As I follow up my recent blog and teeny tiny furor over the somewhat disingenuous presentation of the works of the historian Herbert Aptheker, I thought I would get around to reading Bettina Aptheker’s much discussed memoir of a few years ago, Intimate Politics: How I Grew Up Red, Fought for Free Speech, and Became a Feminist Rebel. Well, it’s a very interesting book, about her complex relationship with her complex parents (though, to paraphrase Tolstoy, every family is unhappy, and every family is unhappy in different ways, and that is what we have in common), the Communism of a dutiful daughter, her feminism, her coming to terms with her lesbianism, her Judaism, and her discovery of Buddhism and the Dalai Lama and spirituality.

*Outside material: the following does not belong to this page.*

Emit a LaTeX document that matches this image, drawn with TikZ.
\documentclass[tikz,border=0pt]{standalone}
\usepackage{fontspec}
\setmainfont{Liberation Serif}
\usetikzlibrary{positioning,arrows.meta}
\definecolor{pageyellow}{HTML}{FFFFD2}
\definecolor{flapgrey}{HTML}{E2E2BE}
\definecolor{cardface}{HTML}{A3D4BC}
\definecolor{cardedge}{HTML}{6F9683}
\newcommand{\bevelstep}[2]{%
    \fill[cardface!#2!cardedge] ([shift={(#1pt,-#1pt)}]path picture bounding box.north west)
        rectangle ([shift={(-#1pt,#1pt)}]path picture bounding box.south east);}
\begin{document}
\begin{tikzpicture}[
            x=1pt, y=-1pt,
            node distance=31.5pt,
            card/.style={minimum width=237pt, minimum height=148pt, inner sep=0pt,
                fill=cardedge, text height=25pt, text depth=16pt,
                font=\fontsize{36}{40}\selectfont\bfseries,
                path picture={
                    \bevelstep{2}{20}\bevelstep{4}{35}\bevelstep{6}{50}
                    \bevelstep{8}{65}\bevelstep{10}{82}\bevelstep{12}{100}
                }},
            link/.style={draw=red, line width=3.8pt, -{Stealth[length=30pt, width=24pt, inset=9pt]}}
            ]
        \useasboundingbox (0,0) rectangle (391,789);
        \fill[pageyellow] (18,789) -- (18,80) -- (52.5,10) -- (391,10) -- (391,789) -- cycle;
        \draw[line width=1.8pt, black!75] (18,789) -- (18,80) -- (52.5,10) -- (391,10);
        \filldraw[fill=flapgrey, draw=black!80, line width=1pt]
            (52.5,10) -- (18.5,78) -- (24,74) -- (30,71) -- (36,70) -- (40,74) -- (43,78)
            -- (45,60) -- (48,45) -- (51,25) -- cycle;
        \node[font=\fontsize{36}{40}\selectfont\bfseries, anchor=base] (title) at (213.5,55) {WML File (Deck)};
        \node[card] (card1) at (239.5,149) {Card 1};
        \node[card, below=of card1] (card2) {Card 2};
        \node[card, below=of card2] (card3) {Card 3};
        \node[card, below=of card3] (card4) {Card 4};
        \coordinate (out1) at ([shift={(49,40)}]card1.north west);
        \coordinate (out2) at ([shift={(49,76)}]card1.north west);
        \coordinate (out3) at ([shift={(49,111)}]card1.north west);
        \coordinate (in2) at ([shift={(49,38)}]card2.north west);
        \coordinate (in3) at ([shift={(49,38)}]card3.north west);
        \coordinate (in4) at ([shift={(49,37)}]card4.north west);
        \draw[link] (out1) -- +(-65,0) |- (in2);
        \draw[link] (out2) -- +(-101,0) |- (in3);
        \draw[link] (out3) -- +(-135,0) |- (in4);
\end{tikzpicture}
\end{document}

However the book is best known for her accounts of how, when she was a very young girl, she was regularly sexually abused by her father, who masturbated on her naked body. The account of this is utterly convincing, and if the account of actual incidents comprise only a small portion of the book, her dealing with its consequences dominate the latter sections of the book. Her father is not presented as a monster, and the account of how she finally was able to talk about it with him, is quite brave and moving, and quite forgiving, both towards her father, and towards herself. If it doesn’t do much to increase one’s admiration for Herbert Aptheker as a person or scholar, neither is it a mean-spirited daddy dearest sort of attack.

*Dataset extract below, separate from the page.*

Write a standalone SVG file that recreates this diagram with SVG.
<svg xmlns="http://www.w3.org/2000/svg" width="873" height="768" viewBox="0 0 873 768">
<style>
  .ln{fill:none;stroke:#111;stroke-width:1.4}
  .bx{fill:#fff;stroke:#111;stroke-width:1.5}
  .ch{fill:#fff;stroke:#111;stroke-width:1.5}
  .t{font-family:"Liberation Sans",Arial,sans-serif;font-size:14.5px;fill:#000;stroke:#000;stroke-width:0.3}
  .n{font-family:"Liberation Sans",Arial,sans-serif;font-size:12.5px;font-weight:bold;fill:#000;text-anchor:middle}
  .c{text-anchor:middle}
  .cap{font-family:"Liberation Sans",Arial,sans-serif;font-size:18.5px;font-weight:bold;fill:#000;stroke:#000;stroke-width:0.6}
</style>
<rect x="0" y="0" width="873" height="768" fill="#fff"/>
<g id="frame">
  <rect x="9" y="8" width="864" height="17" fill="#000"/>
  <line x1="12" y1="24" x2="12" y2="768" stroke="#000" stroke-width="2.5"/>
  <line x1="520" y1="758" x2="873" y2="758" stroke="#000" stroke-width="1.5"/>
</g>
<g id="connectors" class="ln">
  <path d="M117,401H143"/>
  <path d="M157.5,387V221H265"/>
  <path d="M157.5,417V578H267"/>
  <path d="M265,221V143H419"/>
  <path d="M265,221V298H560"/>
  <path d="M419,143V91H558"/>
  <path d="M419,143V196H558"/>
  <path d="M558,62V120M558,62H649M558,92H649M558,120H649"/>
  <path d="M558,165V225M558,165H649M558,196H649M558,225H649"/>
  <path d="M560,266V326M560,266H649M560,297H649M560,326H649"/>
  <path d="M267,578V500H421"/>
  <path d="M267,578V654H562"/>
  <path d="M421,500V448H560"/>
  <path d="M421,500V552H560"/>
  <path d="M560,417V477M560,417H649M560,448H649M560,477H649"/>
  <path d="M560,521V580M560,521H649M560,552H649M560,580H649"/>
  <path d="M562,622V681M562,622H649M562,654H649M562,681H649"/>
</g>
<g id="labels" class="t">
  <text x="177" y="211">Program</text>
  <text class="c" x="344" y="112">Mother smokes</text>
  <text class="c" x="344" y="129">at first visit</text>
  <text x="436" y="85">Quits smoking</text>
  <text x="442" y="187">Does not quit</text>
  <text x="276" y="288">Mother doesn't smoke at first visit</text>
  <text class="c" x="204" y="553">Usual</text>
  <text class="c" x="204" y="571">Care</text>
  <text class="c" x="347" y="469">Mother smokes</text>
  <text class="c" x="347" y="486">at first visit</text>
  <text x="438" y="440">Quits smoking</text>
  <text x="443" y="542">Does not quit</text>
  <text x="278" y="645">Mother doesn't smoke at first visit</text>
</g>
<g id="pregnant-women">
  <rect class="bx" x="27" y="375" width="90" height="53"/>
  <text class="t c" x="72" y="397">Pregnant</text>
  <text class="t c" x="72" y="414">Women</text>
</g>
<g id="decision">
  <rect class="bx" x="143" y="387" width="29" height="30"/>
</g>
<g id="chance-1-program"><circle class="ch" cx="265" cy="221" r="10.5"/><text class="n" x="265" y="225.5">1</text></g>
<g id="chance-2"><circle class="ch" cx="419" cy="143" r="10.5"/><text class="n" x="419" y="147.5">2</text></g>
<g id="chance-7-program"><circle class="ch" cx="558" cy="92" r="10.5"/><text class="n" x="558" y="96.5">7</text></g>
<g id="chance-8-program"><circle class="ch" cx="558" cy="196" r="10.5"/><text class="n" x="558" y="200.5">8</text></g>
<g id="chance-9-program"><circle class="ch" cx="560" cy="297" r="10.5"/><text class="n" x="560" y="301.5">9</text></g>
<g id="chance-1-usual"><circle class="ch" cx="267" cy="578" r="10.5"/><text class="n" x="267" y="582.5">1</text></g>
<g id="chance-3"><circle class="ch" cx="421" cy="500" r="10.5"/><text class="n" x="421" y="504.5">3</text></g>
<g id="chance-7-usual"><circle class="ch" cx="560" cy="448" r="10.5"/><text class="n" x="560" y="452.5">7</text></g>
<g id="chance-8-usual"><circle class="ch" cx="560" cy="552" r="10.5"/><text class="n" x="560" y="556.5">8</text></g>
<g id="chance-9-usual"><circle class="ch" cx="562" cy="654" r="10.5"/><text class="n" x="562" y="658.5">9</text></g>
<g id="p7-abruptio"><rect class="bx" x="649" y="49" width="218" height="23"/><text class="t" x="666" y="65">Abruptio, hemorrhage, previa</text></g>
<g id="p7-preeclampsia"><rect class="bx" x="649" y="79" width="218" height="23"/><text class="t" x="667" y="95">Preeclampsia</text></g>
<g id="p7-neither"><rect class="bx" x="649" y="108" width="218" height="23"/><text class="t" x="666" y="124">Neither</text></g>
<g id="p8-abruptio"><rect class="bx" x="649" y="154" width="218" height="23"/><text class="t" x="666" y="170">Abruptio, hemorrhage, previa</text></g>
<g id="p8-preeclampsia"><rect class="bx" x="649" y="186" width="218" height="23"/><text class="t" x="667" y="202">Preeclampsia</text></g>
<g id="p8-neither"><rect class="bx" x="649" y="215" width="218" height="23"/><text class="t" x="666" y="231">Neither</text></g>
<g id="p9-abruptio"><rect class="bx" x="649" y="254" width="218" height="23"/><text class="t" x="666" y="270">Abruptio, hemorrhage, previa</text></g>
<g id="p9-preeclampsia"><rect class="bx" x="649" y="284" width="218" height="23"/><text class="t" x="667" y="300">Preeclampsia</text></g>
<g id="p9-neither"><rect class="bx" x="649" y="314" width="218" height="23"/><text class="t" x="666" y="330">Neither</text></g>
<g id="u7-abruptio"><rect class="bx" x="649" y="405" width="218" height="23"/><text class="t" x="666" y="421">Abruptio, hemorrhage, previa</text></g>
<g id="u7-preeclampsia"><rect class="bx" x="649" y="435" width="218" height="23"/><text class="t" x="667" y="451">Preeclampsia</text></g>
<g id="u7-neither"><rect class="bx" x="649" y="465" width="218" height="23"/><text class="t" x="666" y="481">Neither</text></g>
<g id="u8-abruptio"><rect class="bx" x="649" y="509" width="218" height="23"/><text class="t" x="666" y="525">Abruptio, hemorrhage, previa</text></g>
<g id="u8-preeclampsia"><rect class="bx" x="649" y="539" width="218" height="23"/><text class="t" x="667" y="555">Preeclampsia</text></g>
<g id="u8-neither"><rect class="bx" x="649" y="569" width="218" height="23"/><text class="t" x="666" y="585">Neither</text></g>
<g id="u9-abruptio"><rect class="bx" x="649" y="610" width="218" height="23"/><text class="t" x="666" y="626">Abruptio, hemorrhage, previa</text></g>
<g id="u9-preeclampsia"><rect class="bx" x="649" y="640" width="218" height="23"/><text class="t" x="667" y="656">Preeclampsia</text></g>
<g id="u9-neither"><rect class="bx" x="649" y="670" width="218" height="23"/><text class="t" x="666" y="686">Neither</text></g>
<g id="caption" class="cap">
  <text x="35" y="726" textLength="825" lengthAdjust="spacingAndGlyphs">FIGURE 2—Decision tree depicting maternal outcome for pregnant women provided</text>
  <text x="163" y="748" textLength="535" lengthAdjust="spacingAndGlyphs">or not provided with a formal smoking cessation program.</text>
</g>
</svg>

The main quality that comes across in Bettina Aptheker’s account of her father is that of obliviousness, an indifference to seeing the world as it actually is, and the deep conviction that if one tries hard enough and uses sufficient force, the world can be crammed and stuffed into one’s pre-existing mental categories. This is of course the way Herbert Aptheker and other doctrinaire Communists approached life, dividing everything into things that either were illustrations of underlying truths or anomalies to be explained away. The only question to ask of every fact is “which side are you on?” And it is clear that when he came upon an inconvenient fact or inconvenient person, his basic strategy was to yell and scream and attempt to intimidate his opponent into silence, or at least into not want to talk to him any more. One can judge ex-communists in part by evaluating the length of time it took them to become exes. Aptheker essentially never left the party. (Bettina, who left around 1980, didn’t set any land speed records either.)

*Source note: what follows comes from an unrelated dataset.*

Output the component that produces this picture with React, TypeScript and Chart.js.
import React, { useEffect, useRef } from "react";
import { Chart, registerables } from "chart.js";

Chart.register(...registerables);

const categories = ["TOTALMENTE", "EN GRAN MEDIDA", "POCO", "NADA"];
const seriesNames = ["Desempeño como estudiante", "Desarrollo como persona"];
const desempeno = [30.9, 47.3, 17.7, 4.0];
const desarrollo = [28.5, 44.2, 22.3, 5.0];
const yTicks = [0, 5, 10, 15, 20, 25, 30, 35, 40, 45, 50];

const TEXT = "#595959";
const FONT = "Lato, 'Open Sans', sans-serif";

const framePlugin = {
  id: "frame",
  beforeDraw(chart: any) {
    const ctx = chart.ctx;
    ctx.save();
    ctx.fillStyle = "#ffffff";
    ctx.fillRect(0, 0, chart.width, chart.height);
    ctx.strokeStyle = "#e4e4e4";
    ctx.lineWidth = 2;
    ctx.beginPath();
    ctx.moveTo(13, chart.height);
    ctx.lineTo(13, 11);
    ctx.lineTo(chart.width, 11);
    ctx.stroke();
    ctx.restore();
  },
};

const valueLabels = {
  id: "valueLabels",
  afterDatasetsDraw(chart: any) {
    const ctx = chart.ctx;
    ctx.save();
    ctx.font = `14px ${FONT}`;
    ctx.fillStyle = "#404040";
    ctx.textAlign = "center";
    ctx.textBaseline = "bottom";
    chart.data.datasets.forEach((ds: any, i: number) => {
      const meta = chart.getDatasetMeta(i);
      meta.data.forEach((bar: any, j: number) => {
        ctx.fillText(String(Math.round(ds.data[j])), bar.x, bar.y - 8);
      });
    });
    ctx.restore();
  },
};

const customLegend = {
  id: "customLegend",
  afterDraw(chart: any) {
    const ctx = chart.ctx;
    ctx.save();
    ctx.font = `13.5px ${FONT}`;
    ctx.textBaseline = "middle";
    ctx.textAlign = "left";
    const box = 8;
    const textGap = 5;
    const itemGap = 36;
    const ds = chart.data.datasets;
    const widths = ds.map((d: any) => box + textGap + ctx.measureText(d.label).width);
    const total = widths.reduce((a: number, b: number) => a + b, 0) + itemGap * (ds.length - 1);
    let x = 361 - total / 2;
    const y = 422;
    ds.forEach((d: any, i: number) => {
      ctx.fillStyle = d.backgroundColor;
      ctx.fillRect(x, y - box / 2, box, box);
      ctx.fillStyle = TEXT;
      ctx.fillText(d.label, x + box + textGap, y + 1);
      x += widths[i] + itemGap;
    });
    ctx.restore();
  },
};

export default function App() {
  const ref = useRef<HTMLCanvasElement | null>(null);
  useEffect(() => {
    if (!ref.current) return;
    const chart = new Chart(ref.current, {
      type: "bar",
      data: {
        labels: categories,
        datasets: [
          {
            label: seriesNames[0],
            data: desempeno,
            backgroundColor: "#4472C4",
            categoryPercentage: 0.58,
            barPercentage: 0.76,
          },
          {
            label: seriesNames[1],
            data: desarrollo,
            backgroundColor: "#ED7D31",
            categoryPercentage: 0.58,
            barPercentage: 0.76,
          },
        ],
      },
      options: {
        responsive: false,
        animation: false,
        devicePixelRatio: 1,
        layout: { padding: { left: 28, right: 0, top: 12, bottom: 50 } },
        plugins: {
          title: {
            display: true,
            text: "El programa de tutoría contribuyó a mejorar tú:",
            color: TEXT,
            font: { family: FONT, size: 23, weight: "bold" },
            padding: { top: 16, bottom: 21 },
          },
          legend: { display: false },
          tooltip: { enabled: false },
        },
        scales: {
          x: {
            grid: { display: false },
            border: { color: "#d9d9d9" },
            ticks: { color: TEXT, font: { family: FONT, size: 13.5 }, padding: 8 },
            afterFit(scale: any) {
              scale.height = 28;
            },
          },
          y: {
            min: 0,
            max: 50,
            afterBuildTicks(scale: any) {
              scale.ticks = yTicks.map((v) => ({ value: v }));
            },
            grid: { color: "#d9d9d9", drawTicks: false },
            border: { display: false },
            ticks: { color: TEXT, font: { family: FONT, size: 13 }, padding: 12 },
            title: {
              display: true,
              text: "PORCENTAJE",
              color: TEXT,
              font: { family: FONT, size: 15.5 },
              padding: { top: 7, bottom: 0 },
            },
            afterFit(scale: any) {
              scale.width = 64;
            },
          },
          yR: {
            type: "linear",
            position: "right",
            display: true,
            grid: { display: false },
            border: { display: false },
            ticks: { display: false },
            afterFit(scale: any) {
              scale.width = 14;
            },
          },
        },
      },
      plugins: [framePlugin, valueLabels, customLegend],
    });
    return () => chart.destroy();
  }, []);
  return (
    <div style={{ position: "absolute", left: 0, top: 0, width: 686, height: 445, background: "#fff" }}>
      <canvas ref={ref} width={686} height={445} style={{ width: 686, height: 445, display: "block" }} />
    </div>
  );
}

And this obliviousness to the anomalous carried over to his personal life, where he had largely forgotten or obscured his sexual crimes against his daughter, and used his anger to ward off difficulty people and situations, and from this arose his daughter’s conviction that spirituality was an essentially component of any political problem; only those have dealt with their souls, and their own suffering, can address the suffering of others. Bettina Aptheker writes that much of his father’s problems was perhaps be traced to the fact that when he was a young man, his beloved brother had committed suicide, something he had never discussed with anyone. ( If I were a Marx today, looking for a key that would unlock the secret of human history, it would not be class struggle, but suicide.)

Aptheker comes across as a man who really did not know himself, and because of this, hurt himself and hurt others. In the end, when he died, this man who had always scoffed and mocked his Jewish background, asked his daughter to say Kaddish over his grave. She complied.